Fosser worries about what will happen to the puppet opera after he
is gone. After a long search, he recently hired a young musician and artist,
Justin Snyder, as a puppeteer. He harbors a faint hope that Snyder may
want to preserve puppet opera for the next generation. Otherwise, he
despairs over the fate of his collection of 75 puppets, each valued at about
$6000. He dreams of a philanthropist who would provide funding to perpetuate
the puppet opera, which now barely scrapes by on volunteer help, a small
grant from the Illinois Arts Council that covers administrative expenses,
and ticket sales that pay the rent and upkeep of the puppets. Otherwise,
he fears his beloved puppets will die with him.

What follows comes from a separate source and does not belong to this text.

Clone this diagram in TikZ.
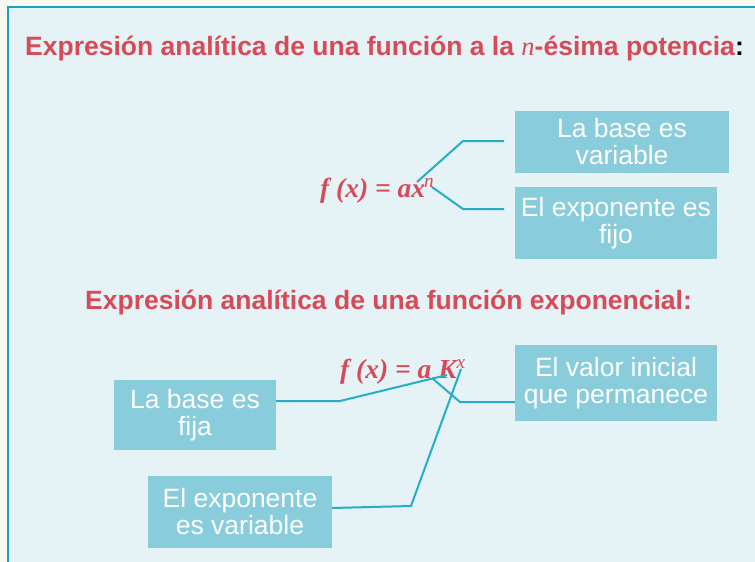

"If we could find someone [to underwrite the opera], it would be a
blessing, but I don't think it 's going to happen. The end of it probably
- horrible as it sounds, and believe me it's hell coming to terms with it
- is to take it out and destroy it. Because if I die, who is going to
pay rent for storage? And if you store it, what are you storing it
for?
Still, as long as he can, Fosser will keep on creating that bit of magic
that transforms a drab government building into an elegant opera house. When
the performances end, Fosser invites the audience backstage to see how the
puppets work. On a recent weekday, a group of senior citizens from a
Northwest Side church who filled the 65-seat theater are effusive in their
praise. Most mention memories of the Kungsholm. Many say they'll
be back. Fosser hopes they will bring their grandchildren.
"This is a tremendously good thing for kids," he says, lamenting the fact
that few children come to the performances. "They took me to the opera
when I was 7 and I went wild over it. Some youngsters will, and some
will be lukewarm. But this is a very inexpensive way to introduce them
to the opera. We sure would love to see more children and young adults."